▶ Data segment:

--------------------------------

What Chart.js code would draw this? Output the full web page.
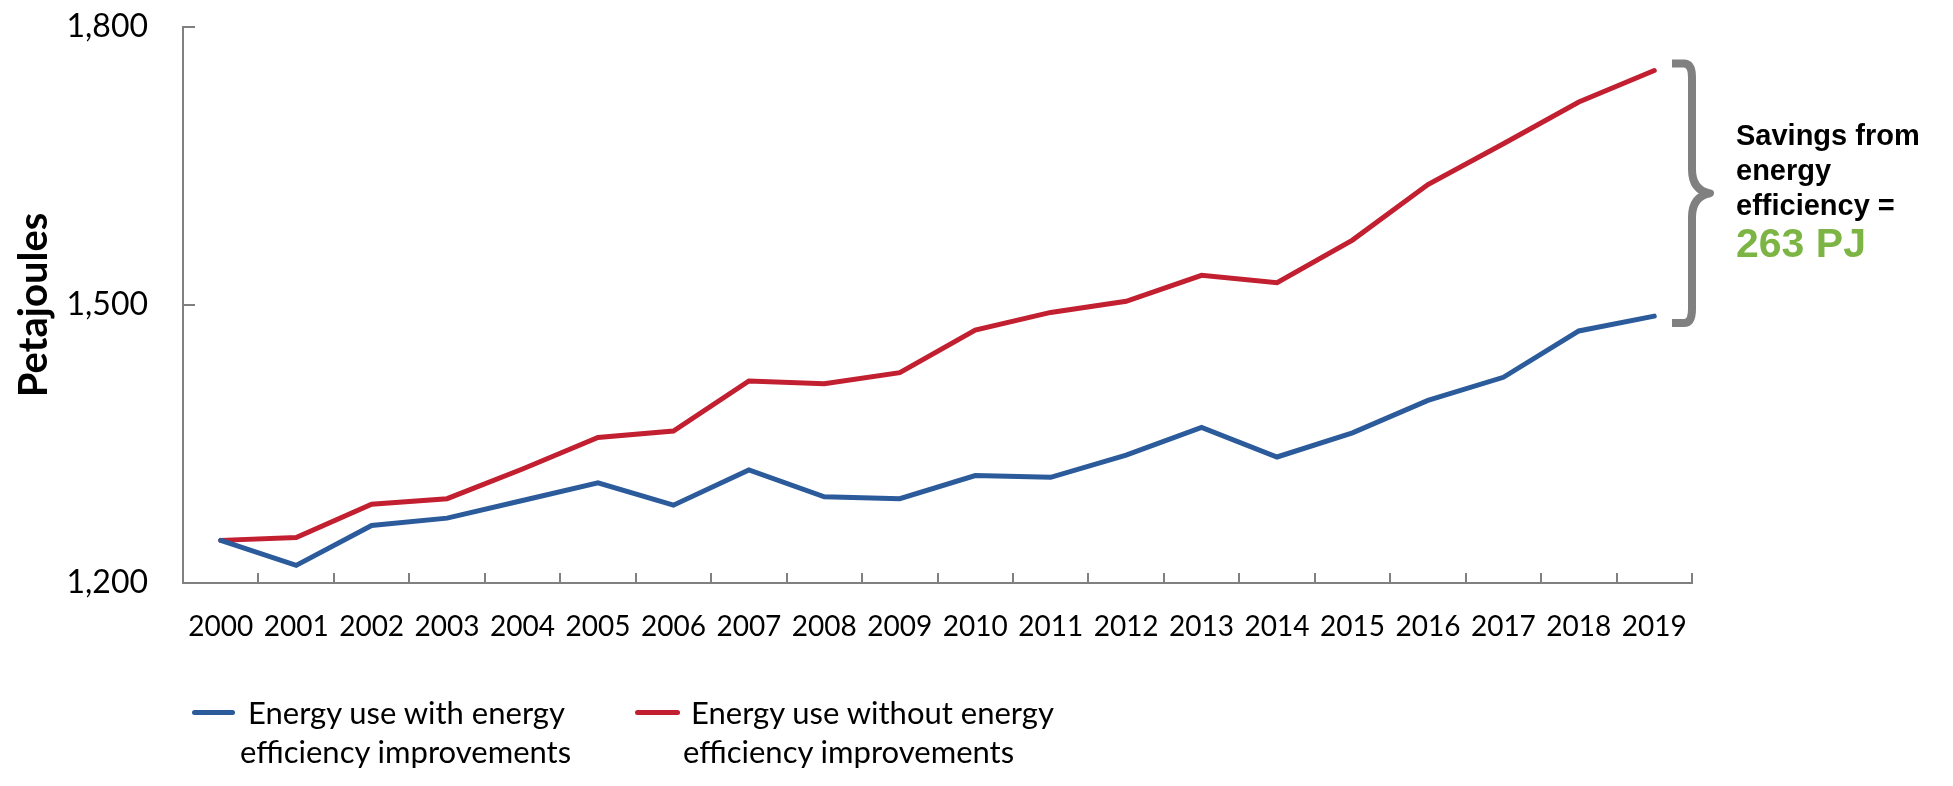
<!DOCTYPE html>
<html>
<head>
<meta charset="utf-8">
<script src="https://cdn.jsdelivr.net/npm/chart.js@4/dist/chart.umd.min.js"></script>
<style>
    body { margin: 0; background: #fff; }
    #wrap { position: relative; width: 1953px; height: 786px; }
    .leg-line { position: absolute; height: 5px; border-radius: 3px; }
    .leg-text { position: absolute; font-family: Lato, sans-serif; font-size: 31px; line-height: 39px; color: #000; white-space: nowrap; }
    .leg-text span { display: block; }
    .leg-text span:first-child { padding-left: 8px; }
</style>
</head>
<body>
<div id="wrap">
    <canvas id="energyChart" width="1953" height="786"></canvas>
    <div class="leg-line" style="left:192px; top:710px; width:43px; background:#2B5B9B;"></div>
    <div class="leg-text" style="left:240px; top:693px;"><span>Energy use with energy</span><span>efficiency improvements</span></div>
    <div class="leg-line" style="left:635px; top:710px; width:45px; background:#C21F30;"></div>
    <div class="leg-text" style="left:683px; top:693px;"><span>Energy use without energy</span><span>efficiency improvements</span></div>
</div>
<script>
// anos e valores (PJ)
const years = ["2000", "2001", "2002", "2003", "2004", "2005", "2006", "2007", "2008", "2009",
    "2010", "2011", "2012", "2013", "2014", "2015", "2016", "2017", "2018", "2019"];
const withEfficiency = [1246, 1219, 1262, 1270, 1289, 1308, 1284, 1322, 1293, 1291,
    1316, 1314, 1338, 1368, 1336, 1362, 1397, 1422, 1472, 1488];
const withoutEfficiency = [1246, 1249, 1285, 1291, 1323, 1357, 1364, 1418, 1415, 1427,
    1473, 1492, 1504, 1532, 1524, 1570, 1630, 1674, 1719, 1753];
const yTicks = [1200, 1500, 1800];
const savingsLines = ["Savings from", "energy", "efficiency ="];
const savingsValue = "263 PJ";

const axisGray = "#808080";

// marcas dos eixos voltadas para dentro + chave com anotação
const extrasPlugin = {
    id: "extras",
    afterDraw(chart) {
        const ctx = chart.ctx;
        const x = chart.scales.x;
        const y = chart.scales.y;
        const area = chart.chartArea;

        ctx.save();
        ctx.strokeStyle = axisGray;
        ctx.lineWidth = 2;
        const half = (x.getPixelForValue(1) - x.getPixelForValue(0)) / 2;
        for (let i = 0; i <= years.length; i++) {
            const px = Math.round(x.getPixelForValue(i) - half);
            ctx.beginPath();
            ctx.moveTo(px, area.bottom);
            ctx.lineTo(px, area.bottom - 10);
            ctx.stroke();
        }
        yTicks.slice(1).forEach(function (v) {
            const py = Math.round(y.getPixelForValue(v));
            ctx.beginPath();
            ctx.moveTo(area.left, py);
            ctx.lineTo(area.left + 12, py);
            ctx.stroke();
        });

        // chave
        const last = years.length - 1;
        const top = y.getPixelForValue(withoutEfficiency[last]) - 7;
        const bottom = y.getPixelForValue(withEfficiency[last]) + 7;
        const mid = (top + bottom) / 2;
        const bx = area.right;
        ctx.strokeStyle = axisGray;
        ctx.lineWidth = 8;
        ctx.lineJoin = "round";
        ctx.beginPath();
        ctx.moveTo(bx - 20, top);
        ctx.lineTo(bx - 8, top);
        ctx.quadraticCurveTo(bx, top, bx, top + 14);
        ctx.lineTo(bx, mid - 24);
        ctx.quadraticCurveTo(bx, mid - 3, bx + 18, mid);
        ctx.quadraticCurveTo(bx, mid + 3, bx, mid + 24);
        ctx.lineTo(bx, bottom - 14);
        ctx.quadraticCurveTo(bx, bottom, bx - 8, bottom);
        ctx.lineTo(bx - 20, bottom);
        ctx.stroke();

        // texto da anotação
        const tx = bx + 44;
        ctx.fillStyle = "#000";
        ctx.textAlign = "left";
        ctx.textBaseline = "alphabetic";
        ctx.font = "bold 29px 'Liberation Sans', Arial, sans-serif";
        savingsLines.forEach(function (t, i) {
            ctx.fillText(t, tx, mid - 48 + i * 35);
        });
        ctx.fillStyle = "#7DB544";
        ctx.font = "bold 41px 'Liberation Sans', Arial, sans-serif";
        ctx.fillText(savingsValue, tx, mid + 64);
        ctx.restore();
    }
};

const ctx = document.getElementById("energyChart").getContext("2d");
new Chart(ctx, {
    type: "line",
    data: {
        labels: years,
        datasets: [{
            label: "Energy use with energy efficiency improvements",
            data: withEfficiency,
            borderColor: "#2B5B9B",
            backgroundColor: "#2B5B9B",
            borderWidth: 5,
            borderCapStyle: "round",
            pointRadius: 0,
            tension: 0
        }, {
            label: "Energy use without energy efficiency improvements",
            data: withoutEfficiency,
            borderColor: "#C21F30",
            backgroundColor: "#C21F30",
            borderWidth: 5,
            borderCapStyle: "round",
            pointRadius: 0,
            tension: 0
        }]
    },
    options: {
        responsive: false,
        animation: false,
        devicePixelRatio: 1,
        layout: {
            padding: { top: 27, right: 261, left: 0, bottom: 0 }
        },
        plugins: {
            legend: { display: false },
            tooltip: { enabled: false }
        },
        scales: {
            x: {
                offset: true,
                grid: { display: false, drawTicks: false },
                border: { display: true, color: axisGray, width: 2 },
                ticks: {
                    font: { family: "Lato", size: 28 },
                    color: "#000",
                    padding: 27,
                    maxRotation: 0,
                    autoSkip: false
                },
                afterFit(scale) { scale.height = 203; }
            },
            y: {
                min: 1200,
                max: 1800,
                afterBuildTicks(scale) {
                    scale.ticks = yTicks.map(function (v) { return { value: v }; });
                },
                grid: { display: false, drawTicks: false },
                border: { display: true, color: axisGray, width: 2 },
                ticks: {
                    font: { family: "Lato", size: 32 },
                    color: "#000",
                    padding: 35,
                    callback: function (v) { return v.toLocaleString("en-US"); }
                },
                title: {
                    display: true,
                    text: "Petajoules",
                    font: { family: "Lato", size: 40, weight: "bold" },
                    color: "#000",
                    padding: { top: 10, bottom: 0 }
                },
                afterFit(scale) {
                    scale.width = 183;
                    scale.paddingTop = 0;
                    scale.paddingBottom = 0;
                }
            }
        }
    },
    plugins: [extrasPlugin]
});
</script>
</body>
</html>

--------------------------------

From the material above, copy everything exactly but the pictures.

What Chart.js code would draw this? Output the full web page.
<!DOCTYPE html>
<html>
<head>
<meta charset="utf-8">
<script src="https://cdn.jsdelivr.net/npm/chart.js@4/dist/chart.umd.min.js"></script>
<style>
    body { margin: 0; background: #fff; }
    #wrap { position: relative; width: 1953px; height: 786px; }
    .leg-line { position: absolute; height: 5px; border-radius: 3px; }
    .leg-text { position: absolute; font-family: Lato, sans-serif; font-size: 31px; line-height: 39px; color: #000; white-space: nowrap; }
    .leg-text span { display: block; }
    .leg-text span:first-child { padding-left: 8px; }
</style>
</head>
<body>
<div id="wrap">
    <canvas id="energyChart" width="1953" height="786"></canvas>
    <div class="leg-line" style="left:192px; top:710px; width:43px; background:#2B5B9B;"></div>
    <div class="leg-text" style="left:240px; top:693px;"><span>Energy use with energy</span><span>efficiency improvements</span></div>
    <div class="leg-line" style="left:635px; top:710px; width:45px; background:#C21F30;"></div>
    <div class="leg-text" style="left:683px; top:693px;"><span>Energy use without energy</span><span>efficiency improvements</span></div>
</div>
<script>
// anos e valores (PJ)
const years = ["2000", "2001", "2002", "2003", "2004", "2005", "2006", "2007", "2008", "2009",
    "2010", "2011", "2012", "2013", "2014", "2015", "2016", "2017", "2018", "2019"];
const withEfficiency = [1246, 1219, 1262, 1270, 1289, 1308, 1284, 1322, 1293, 1291,
    1316, 1314, 1338, 1368, 1336, 1362, 1397, 1422, 1472, 1488];
const withoutEfficiency = [1246, 1249, 1285, 1291, 1323, 1357, 1364, 1418, 1415, 1427,
    1473, 1492, 1504, 1532, 1524, 1570, 1630, 1674, 1719, 1753];
const yTicks = [1200, 1500, 1800];
const savingsLines = ["Savings from", "energy", "efficiency ="];
const savingsValue = "263 PJ";

const axisGray = "#808080";

// marcas dos eixos voltadas para dentro + chave com anotação
const extrasPlugin = {
    id: "extras",
    afterDraw(chart) {
        const ctx = chart.ctx;
        const x = chart.scales.x;
        const y = chart.scales.y;
        const area = chart.chartArea;

        ctx.save();
        ctx.strokeStyle = axisGray;
        ctx.lineWidth = 2;
        const half = (x.getPixelForValue(1) - x.getPixelForValue(0)) / 2;
        for (let i = 0; i <= years.length; i++) {
            const px = Math.round(x.getPixelForValue(i) - half);
            ctx.beginPath();
            ctx.moveTo(px, area.bottom);
            ctx.lineTo(px, area.bottom - 10);
            ctx.stroke();
        }
        yTicks.slice(1).forEach(function (v) {
            const py = Math.round(y.getPixelForValue(v));
            ctx.beginPath();
            ctx.moveTo(area.left, py);
            ctx.lineTo(area.left + 12, py);
            ctx.stroke();
        });

        // chave
        const last = years.length - 1;
        const top = y.getPixelForValue(withoutEfficiency[last]) - 7;
        const bottom = y.getPixelForValue(withEfficiency[last]) + 7;
        const mid = (top + bottom) / 2;
        const bx = area.right;
        ctx.strokeStyle = axisGray;
        ctx.lineWidth = 8;
        ctx.lineJoin = "round";
        ctx.beginPath();
        ctx.moveTo(bx - 20, top);
        ctx.lineTo(bx - 8, top);
        ctx.quadraticCurveTo(bx, top, bx, top + 14);
        ctx.lineTo(bx, mid - 24);
        ctx.quadraticCurveTo(bx, mid - 3, bx + 18, mid);
        ctx.quadraticCurveTo(bx, mid + 3, bx, mid + 24);
        ctx.lineTo(bx, bottom - 14);
        ctx.quadraticCurveTo(bx, bottom, bx - 8, bottom);
        ctx.lineTo(bx - 20, bottom);
        ctx.stroke();

        // texto da anotação
        const tx = bx + 44;
        ctx.fillStyle = "#000";
        ctx.textAlign = "left";
        ctx.textBaseline = "alphabetic";
        ctx.font = "bold 29px 'Liberation Sans', Arial, sans-serif";
        savingsLines.forEach(function (t, i) {
            ctx.fillText(t, tx, mid - 48 + i * 35);
        });
        ctx.fillStyle = "#7DB544";
        ctx.font = "bold 41px 'Liberation Sans', Arial, sans-serif";
        ctx.fillText(savingsValue, tx, mid + 64);
        ctx.restore();
    }
};

const ctx = document.getElementById("energyChart").getContext("2d");
new Chart(ctx, {
    type: "line",
    data: {
        labels: years,
        datasets: [{
            label: "Energy use with energy efficiency improvements",
            data: withEfficiency,
            borderColor: "#2B5B9B",
            backgroundColor: "#2B5B9B",
            borderWidth: 5,
            borderCapStyle: "round",
            pointRadius: 0,
            tension: 0
        }, {
            label: "Energy use without energy efficiency improvements",
            data: withoutEfficiency,
            borderColor: "#C21F30",
            backgroundColor: "#C21F30",
            borderWidth: 5,
            borderCapStyle: "round",
            pointRadius: 0,
            tension: 0
        }]
    },
    options: {
        responsive: false,
        animation: false,
        devicePixelRatio: 1,
        layout: {
            padding: { top: 27, right: 261, left: 0, bottom: 0 }
        },
        plugins: {
            legend: { display: false },
            tooltip: { enabled: false }
        },
        scales: {
            x: {
                offset: true,
                grid: { display: false, drawTicks: false },
                border: { display: true, color: axisGray, width: 2 },
                ticks: {
                    font: { family: "Lato", size: 28 },
                    color: "#000",
                    padding: 27,
                    maxRotation: 0,
                    autoSkip: false
                },
                afterFit(scale) { scale.height = 203; }
            },
            y: {
                min: 1200,
                max: 1800,
                afterBuildTicks(scale) {
                    scale.ticks = yTicks.map(function (v) { return { value: v }; });
                },
                grid: { display: false, drawTicks: false },
                border: { display: true, color: axisGray, width: 2 },
                ticks: {
                    font: { family: "Lato", size: 32 },
                    color: "#000",
                    padding: 35,
                    callback: function (v) { return v.toLocaleString("en-US"); }
                },
                title: {
                    display: true,
                    text: "Petajoules",
                    font: { family: "Lato", size: 40, weight: "bold" },
                    color: "#000",
                    padding: { top: 10, bottom: 0 }
                },
                afterFit(scale) {
                    scale.width = 183;
                    scale.paddingTop = 0;
                    scale.paddingBottom = 0;
                }
            }
        }
    },
    plugins: [extrasPlugin]
});
</script>
</body>
</html>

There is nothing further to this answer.